WRITTEN INSTRUCTION – Transcribe the listing exactly, leaving out every picture.

SUPPLIED INFORMATION –
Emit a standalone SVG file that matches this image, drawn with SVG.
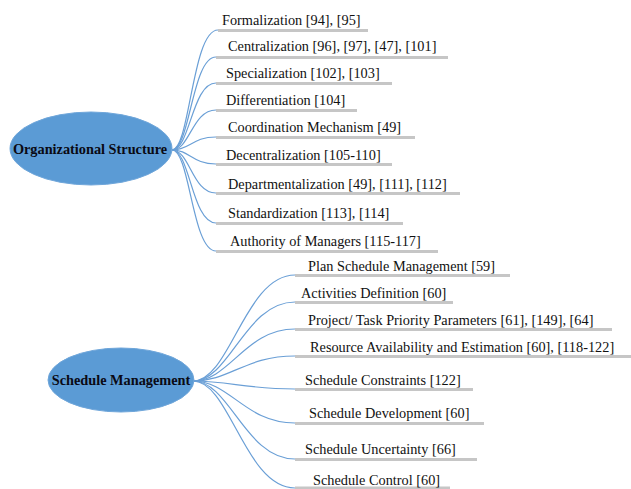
<svg xmlns="http://www.w3.org/2000/svg" width="631" height="489" viewBox="0 0 631 489">
<style>
.ell{fill:#5b9bd5;stroke:#6fa6da;stroke-width:1}
.root{font-family:"Liberation Serif","Times New Roman",serif;font-weight:bold;font-size:14.3px;fill:#0a0a14;text-anchor:middle}
.lbl{font-family:"Liberation Serif","Times New Roman",serif;font-size:14.3px;fill:#111}
.ul{stroke:#c6c6c6;stroke-width:3;fill:none}
.con path{fill:none;stroke:#6a9fd6;stroke-width:1.2}
</style>
<rect width="631" height="489" fill="#fff"/>
<g id="connectors" class="con">
<path d="M172 150 C190 150 192 30 218 30"/>
<path d="M172 150 C190 150 192 57 216 57"/>
<path d="M172 150 C190 150 192 83 216 83"/>
<path d="M172 150 C190 150 192 110 216 110"/>
<path d="M172 150 C190 150 192 137 216 137"/>
<path d="M172 150 C190 150 192 164 216 164"/>
<path d="M172 150 C190 150 192 193 216 193"/>
<path d="M172 150 C190 150 192 223 216 223"/>
<path d="M172 150 C190 150 192 251 216 251"/>
<path d="M193 381 C230 381 245 275 295 275"/>
<path d="M193 381 C230 381 245 302 295 302"/>
<path d="M193 381 C230 381 245 329 295 329"/>
<path d="M193 381 C230 381 245 356 295 356"/>
<path d="M193 381 C230 381 245 389 295 389"/>
<path d="M193 381 C230 381 245 423 295 423"/>
<path d="M193 381 C230 381 245 459 295 459"/>
<path d="M193 381 C230 381 245 488 295 488"/>
</g>
<g id="org">
<ellipse class="ell" cx="91" cy="148.5" rx="81" ry="36.5"/>
<text class="root" x="90" y="154">Organizational Structure</text>
</g>
<g id="n-formalization"><line class="ul" x1="218" y1="30.5" x2="368" y2="30.5"/><text class="lbl" x="222" y="25">Formalization [94], [95]</text></g>
<g id="n-centralization"><line class="ul" x1="216" y1="57.5" x2="448" y2="57.5"/><text class="lbl" x="228" y="51">Centralization [96], [97], [47], [101]</text></g>
<g id="n-specialization"><line class="ul" x1="216" y1="83.5" x2="392" y2="83.5"/><text class="lbl" x="226" y="78">Specialization [102], [103]</text></g>
<g id="n-differentiation"><line class="ul" x1="216" y1="110.5" x2="357" y2="110.5"/><text class="lbl" x="226" y="105">Differentiation [104]</text></g>
<g id="n-coordination"><line class="ul" x1="216" y1="137.5" x2="415" y2="137.5"/><text class="lbl" x="228" y="132">Coordination Mechanism [49]</text></g>
<g id="n-decentralization"><line class="ul" x1="216" y1="164.5" x2="392" y2="164.5"/><text class="lbl" x="226" y="160">Decentralization [105-110]</text></g>
<g id="n-departmentalization"><line class="ul" x1="216" y1="193.5" x2="460" y2="193.5"/><text class="lbl" x="228" y="189">Departmentalization [49], [111], [112]</text></g>
<g id="n-standardization"><line class="ul" x1="216" y1="223.5" x2="403" y2="223.5"/><text class="lbl" x="228" y="218">Standardization [113], [114]</text></g>
<g id="n-authority"><line class="ul" x1="216" y1="251.5" x2="438" y2="251.5"/><text class="lbl" x="230" y="246">Authority of Managers [115-117]</text></g>
<g id="sched">
<ellipse class="ell" cx="121" cy="380" rx="73" ry="32"/>
<text class="root" x="121" y="385">Schedule Management</text>
</g>
<g id="n-plan"><line class="ul" x1="295" y1="275.5" x2="510" y2="275.5"/><text class="lbl" x="308" y="271">Plan Schedule Management [59]</text></g>
<g id="n-activities"><line class="ul" x1="295" y1="302.5" x2="453" y2="302.5"/><text class="lbl" x="301" y="298">Activities Definition [60]</text></g>
<g id="n-priority"><line class="ul" x1="295" y1="329.5" x2="612" y2="329.5"/><text class="lbl" x="308" y="325">Project/ Task Priority Parameters [61], [149], [64]</text></g>
<g id="n-resource"><line class="ul" x1="295" y1="356.5" x2="631" y2="356.5"/><text class="lbl" x="310" y="352">Resource Availability and Estimation [60], [118-122]</text></g>
<g id="n-constraints"><line class="ul" x1="295" y1="389.5" x2="473" y2="389.5"/><text class="lbl" x="305" y="385">Schedule Constraints [122]</text></g>
<g id="n-development"><line class="ul" x1="295" y1="423.5" x2="484" y2="423.5"/><text class="lbl" x="309" y="418">Schedule Development [60]</text></g>
<g id="n-uncertainty"><line class="ul" x1="295" y1="459.5" x2="477" y2="459.5"/><text class="lbl" x="305" y="454">Schedule Uncertainty [66]</text></g>
<g id="n-control"><line class="ul" x1="295" y1="488" x2="450" y2="488"/><text class="lbl" x="313" y="485">Schedule Control [60]</text></g>
</svg>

REPLY –
Emit a standalone SVG file that matches this image, drawn with SVG.
<svg xmlns="http://www.w3.org/2000/svg" width="631" height="489" viewBox="0 0 631 489">
<style>
.ell{fill:#5b9bd5;stroke:#6fa6da;stroke-width:1}
.root{font-family:"Liberation Serif","Times New Roman",serif;font-weight:bold;font-size:14.3px;fill:#0a0a14;text-anchor:middle}
.lbl{font-family:"Liberation Serif","Times New Roman",serif;font-size:14.3px;fill:#111}
.ul{stroke:#c6c6c6;stroke-width:3;fill:none}
.con path{fill:none;stroke:#6a9fd6;stroke-width:1.2}
</style>
<rect width="631" height="489" fill="#fff"/>
<g id="connectors" class="con">
<path d="M172 150 C190 150 192 30 218 30"/>
<path d="M172 150 C190 150 192 57 216 57"/>
<path d="M172 150 C190 150 192 83 216 83"/>
<path d="M172 150 C190 150 192 110 216 110"/>
<path d="M172 150 C190 150 192 137 216 137"/>
<path d="M172 150 C190 150 192 164 216 164"/>
<path d="M172 150 C190 150 192 193 216 193"/>
<path d="M172 150 C190 150 192 223 216 223"/>
<path d="M172 150 C190 150 192 251 216 251"/>
<path d="M193 381 C230 381 245 275 295 275"/>
<path d="M193 381 C230 381 245 302 295 302"/>
<path d="M193 381 C230 381 245 329 295 329"/>
<path d="M193 381 C230 381 245 356 295 356"/>
<path d="M193 381 C230 381 245 389 295 389"/>
<path d="M193 381 C230 381 245 423 295 423"/>
<path d="M193 381 C230 381 245 459 295 459"/>
<path d="M193 381 C230 381 245 488 295 488"/>
</g>
<g id="org">
<ellipse class="ell" cx="91" cy="148.5" rx="81" ry="36.5"/>
<text class="root" x="90" y="154">Organizational Structure</text>
</g>
<g id="n-formalization"><line class="ul" x1="218" y1="30.5" x2="368" y2="30.5"/><text class="lbl" x="222" y="25">Formalization [94], [95]</text></g>
<g id="n-centralization"><line class="ul" x1="216" y1="57.5" x2="448" y2="57.5"/><text class="lbl" x="228" y="51">Centralization [96], [97], [47], [101]</text></g>
<g id="n-specialization"><line class="ul" x1="216" y1="83.5" x2="392" y2="83.5"/><text class="lbl" x="226" y="78">Specialization [102], [103]</text></g>
<g id="n-differentiation"><line class="ul" x1="216" y1="110.5" x2="357" y2="110.5"/><text class="lbl" x="226" y="105">Differentiation [104]</text></g>
<g id="n-coordination"><line class="ul" x1="216" y1="137.5" x2="415" y2="137.5"/><text class="lbl" x="228" y="132">Coordination Mechanism [49]</text></g>
<g id="n-decentralization"><line class="ul" x1="216" y1="164.5" x2="392" y2="164.5"/><text class="lbl" x="226" y="160">Decentralization [105-110]</text></g>
<g id="n-departmentalization"><line class="ul" x1="216" y1="193.5" x2="460" y2="193.5"/><text class="lbl" x="228" y="189">Departmentalization [49], [111], [112]</text></g>
<g id="n-standardization"><line class="ul" x1="216" y1="223.5" x2="403" y2="223.5"/><text class="lbl" x="228" y="218">Standardization [113], [114]</text></g>
<g id="n-authority"><line class="ul" x1="216" y1="251.5" x2="438" y2="251.5"/><text class="lbl" x="230" y="246">Authority of Managers [115-117]</text></g>
<g id="sched">
<ellipse class="ell" cx="121" cy="380" rx="73" ry="32"/>
<text class="root" x="121" y="385">Schedule Management</text>
</g>
<g id="n-plan"><line class="ul" x1="295" y1="275.5" x2="510" y2="275.5"/><text class="lbl" x="308" y="271">Plan Schedule Management [59]</text></g>
<g id="n-activities"><line class="ul" x1="295" y1="302.5" x2="453" y2="302.5"/><text class="lbl" x="301" y="298">Activities Definition [60]</text></g>
<g id="n-priority"><line class="ul" x1="295" y1="329.5" x2="612" y2="329.5"/><text class="lbl" x="308" y="325">Project/ Task Priority Parameters [61], [149], [64]</text></g>
<g id="n-resource"><line class="ul" x1="295" y1="356.5" x2="631" y2="356.5"/><text class="lbl" x="310" y="352">Resource Availability and Estimation [60], [118-122]</text></g>
<g id="n-constraints"><line class="ul" x1="295" y1="389.5" x2="473" y2="389.5"/><text class="lbl" x="305" y="385">Schedule Constraints [122]</text></g>
<g id="n-development"><line class="ul" x1="295" y1="423.5" x2="484" y2="423.5"/><text class="lbl" x="309" y="418">Schedule Development [60]</text></g>
<g id="n-uncertainty"><line class="ul" x1="295" y1="459.5" x2="477" y2="459.5"/><text class="lbl" x="305" y="454">Schedule Uncertainty [66]</text></g>
<g id="n-control"><line class="ul" x1="295" y1="488" x2="450" y2="488"/><text class="lbl" x="313" y="485">Schedule Control [60]</text></g>
</svg>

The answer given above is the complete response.